• **Instruction**
Retype only what runs from the beginning of the data through the line with "3, 1, 1, 2, 1]"; please omit the pictures and keep every line exact.

• **Dataset section**
* start *
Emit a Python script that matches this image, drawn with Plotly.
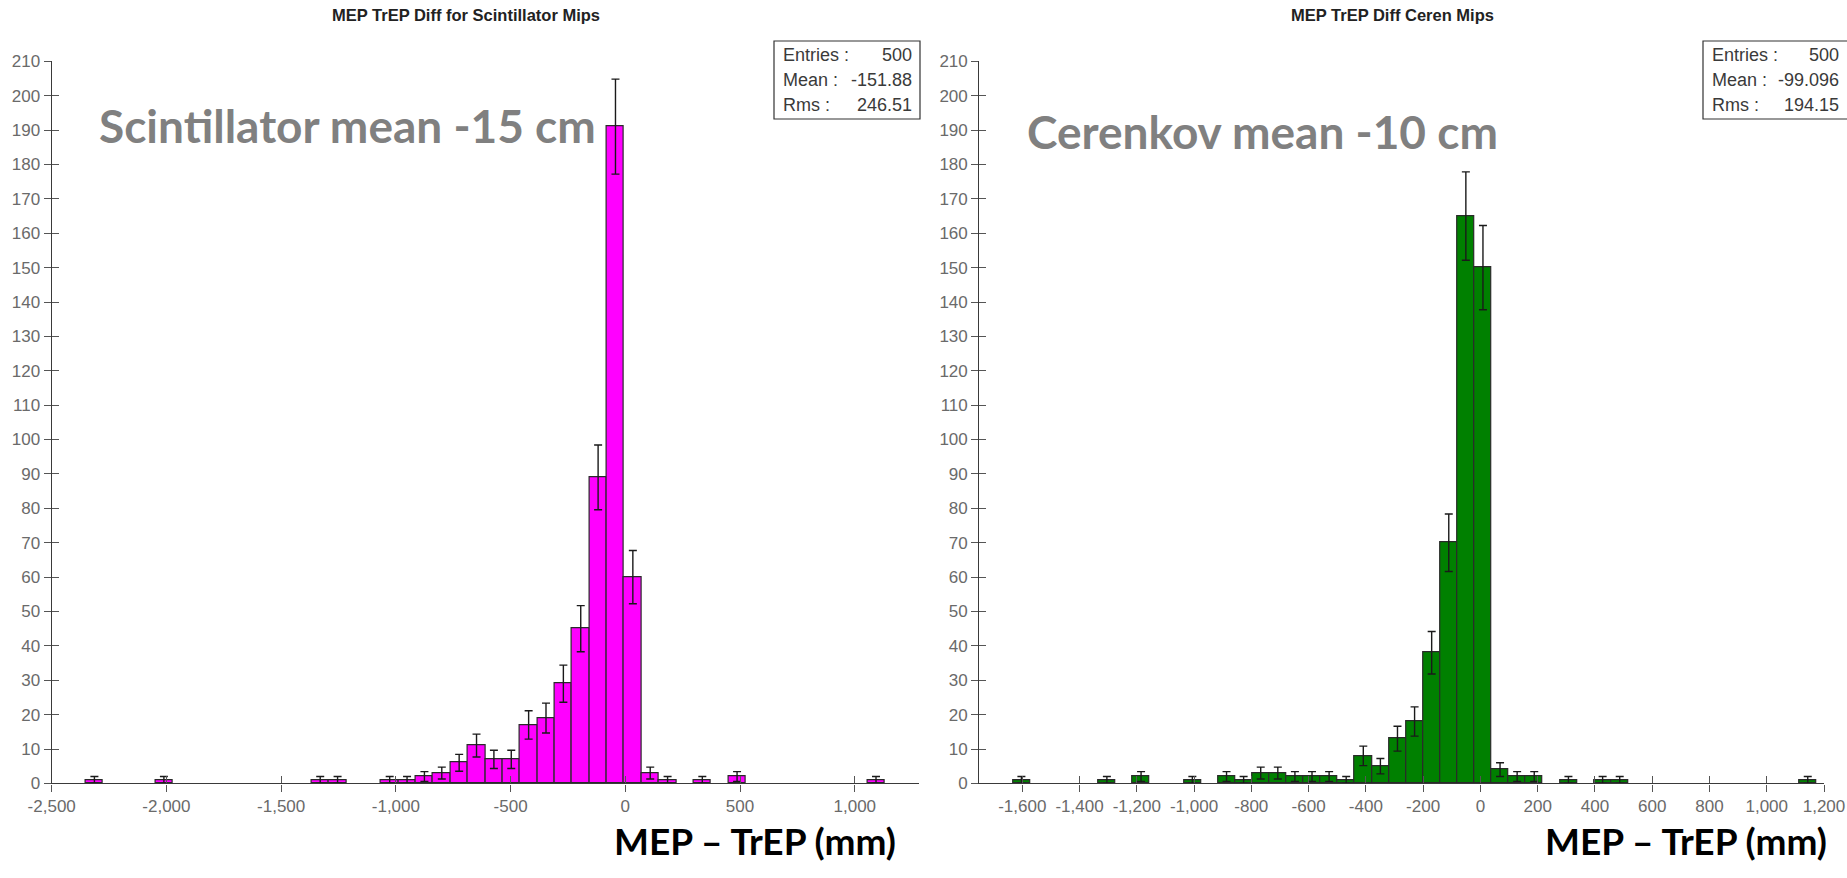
import math
import plotly.graph_objects as go

W, H = 1847, 878

# ---------------- data ----------------
# Scintillator histogram: bin index k covers [sci_origin + k*sci_width, sci_origin + (k+1)*sci_width]
sci_origin = -5.0
sci_width = 75.7
sci_bins = [-31, -27, -18, -17, -14, -13, -12, -11, -10, -9, -8, -7, -6, -5, -4, -3, -2, -1, 0, 1, 2, 4, 6, 14]
sci_counts = [1, 1, 1, 1, 1, 1, 2, 3, 6, 11, 7, 7, 17, 19, 29, 45, 89, 191, 60, 3, 1, 1, 2, 1]

# Cerenkov histogram
cer_origin = -20.9
cer_width = 59.7
cer_bins = [-27, -22, -20, -17, -15, -14, -13, -12, -11, -10, -9, -8, -7, -6, -5, -4, -3, -2, -1, 0, 1, 2, 3, 5, 7, 8, 19]
cer_counts = [1, 1, 2, 1, 2, 1, 3, 3, 2, 2, 2, 1, 8, 5, 13, 18, 38, 70, 165, 150, 4, 2, 2, 1, 1, 1, 1]

sci_xticks = [-2500, -2000, -1500, -1000, -500, 0, 500, 1000]
cer_xticks = [-1600, -1400, -1200, -1000, -800, -600, -400, -200, 0, 200, 400, 600, 800, 1000, 1200]
yticks = list(range(0, 211, 10))

sci_title = "MEP TrEP Diff for Scintillator Mips"
cer_title = "MEP TrEP Diff Ceren Mips"
sci_stats = [("Entries :", "500"), ("Mean :", "-151.88"), ("Rms :", "246.51")]
cer_stats = [("Entries :", "500"), ("Mean :", "-99.096"), ("Rms :", "194.15")]
sci_note = "Scintillator mean -15 cm"
cer_note = "Cerenkov mean -10 cm"
xlabel = "MEP \u2013 TrEP (mm)"

# ---------------- helpers ----------------
def px(x):
    return x / W

def py(y):
    return 1 - y / H

def centers(origin, width, bins):
    return [origin + (k + 0.5) * width for k in bins]

def fmt(v):
    return f"{v:,}"

TICKFONT = dict(family="Liberation Sans, Arial, sans-serif", size=17, color="#6a6a6a")
AXCOL = "#3a3a3a"

fig = go.Figure()

panels = [
    dict(n="", bins=sci_bins, counts=sci_counts, origin=sci_origin, width=sci_width,
         color="#FF00FF", xr=[-2500, 1280], xt=sci_xticks, dom=[px(51.7), px(919)]),
    dict(n="2", bins=cer_bins, counts=cer_counts, origin=cer_origin, width=cer_width,
         color="#008000", xr=[-1750, 1200], xt=cer_xticks, dom=[px(979.3), px(1824)]),
]

ydom = [py(783.4), py(61.3)]

for i, p in enumerate(panels):
    n = p["n"]
    ov = str(3 + i * 2)  # overlay axes ids: 3 and 5
    fig.add_trace(go.Bar(
        x=centers(p["origin"], p["width"], p["bins"]),
        y=p["counts"],
        width=p["width"],
        marker=dict(color=p["color"], line=dict(color="#2a2a2a", width=1.2)),
        error_y=dict(type="data", array=[math.sqrt(c) for c in p["counts"]],
                     color="#1a1a1a", thickness=1.4, width=4),
        xaxis="x" + n, yaxis="y" + n, showlegend=False,
    ))
    fig.add_trace(go.Scatter(x=[None], y=[None], xaxis="x" + ov, yaxis="y" + ov,
                             showlegend=False, hoverinfo="skip"))
    common_x = dict(range=p["xr"], tickvals=p["xt"], ticktext=[fmt(v) for v in p["xt"]],
                    showgrid=False, zeroline=False, fixedrange=True, automargin=False)
    common_y = dict(range=[0, 210], tickvals=yticks, ticktext=[str(v) for v in yticks],
                    showgrid=False, zeroline=False, fixedrange=True, automargin=False)
    fig.update_layout(**{
        "xaxis" + n: dict(domain=p["dom"], anchor="y" + n, showline=True, linecolor=AXCOL,
                          linewidth=1.3, ticks="outside", ticklen=7, tickwidth=1.2,
                          tickcolor="#555", tickfont=TICKFONT, **common_x),
        "yaxis" + n: dict(domain=ydom, anchor="x" + n, showline=True, linecolor=AXCOL,
                          linewidth=1.3, ticks="outside", ticklen=7, tickwidth=1.2,
                          tickcolor="#555", tickfont=TICKFONT, **common_y),
        "xaxis" + ov: dict(overlaying="x" + n, anchor="y" + ov, showline=False, ticks="inside",
                           ticklen=7, tickwidth=1.2, tickcolor="#555", showticklabels=False,
                           **common_x),
        "yaxis" + ov: dict(overlaying="y" + n, anchor="x" + ov, showline=False, ticks="inside",
                           ticklen=7, tickwidth=1.2, tickcolor="#555", showticklabels=False,
                           **common_y),
    })

annotations = []
shapes = []

# Titles
for txt, cx in [(sci_title, 466), (cer_title, 1392)]:
    annotations.append(dict(text=f"<b>{txt}</b>", x=px(cx), y=py(15), xref="paper", yref="paper",
                            xanchor="center", yanchor="middle", showarrow=False,
                            font=dict(family="Liberation Sans, Arial, sans-serif", size=16.5, color="#222")))

# Stats boxes
for stats, (x0, x1) in [(sci_stats, (774, 920)), (cer_stats, (1703, 1860))]:
    shapes.append(dict(type="rect", xref="paper", yref="paper", x0=px(x0), x1=px(x1),
                       y0=py(119), y1=py(41), line=dict(color="#333", width=1.2),
                       fillcolor="white"))
    vx = min(x1, 1847) - 6
    for j, (lab, val) in enumerate(stats):
        yy = 55 + 25 * j
        annotations.append(dict(text=lab, x=px(x0 + 7), y=py(yy), xref="paper", yref="paper",
                                xanchor="left", yanchor="middle", showarrow=False,
                                font=dict(family="Liberation Sans, Arial, sans-serif", size=18, color="#3a3a3a")))
        annotations.append(dict(text=val, x=px(vx), y=py(yy), xref="paper", yref="paper",
                                xanchor="right", yanchor="middle", showarrow=False,
                                font=dict(family="Liberation Sans, Arial, sans-serif", size=18, color="#3a3a3a")))

# Big gray notes
for txt, x0, yc in [(sci_note, 97, 125), (cer_note, 1025, 132)]:
    annotations.append(dict(text=f"<b>{txt}</b>", x=px(x0), y=py(yc), xref="paper", yref="paper",
                            xanchor="left", yanchor="middle", showarrow=False,
                            font=dict(family="Lato, DejaVu Sans, sans-serif", size=46, color="#808080")))

# Bottom x labels
for x0 in [612, 1543]:
    annotations.append(dict(text=f"<b>{xlabel}</b>", x=px(x0), y=py(840), xref="paper", yref="paper",
                            xanchor="left", yanchor="middle", showarrow=False,
                            font=dict(family="Lato, Open Sans, sans-serif", size=37, color="#000")))

fig.update_layout(
    width=W, height=H, margin=dict(l=0, r=0, t=0, b=0),
    paper_bgcolor="white", plot_bgcolor="white",
    bargap=0, annotations=annotations, shapes=shapes,
)

fig.write_html("out.html")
* end *
• **Problem solution**
Emit a Python script that matches this image, drawn with Plotly.
import math
import plotly.graph_objects as go

W, H = 1847, 878

# ---------------- data ----------------
# Scintillator histogram: bin index k covers [sci_origin + k*sci_width, sci_origin + (k+1)*sci_width]
sci_origin = -5.0
sci_width = 75.7
sci_bins = [-31, -27, -18, -17, -14, -13, -12, -11, -10, -9, -8, -7, -6, -5, -4, -3, -2, -1, 0, 1, 2, 4, 6, 14]
sci_counts = [1, 1, 1, 1, 1, 1, 2, 3, 6, 11, 7, 7, 17, 19, 29, 45, 89, 191, 60, 3, 1, 1, 2, 1]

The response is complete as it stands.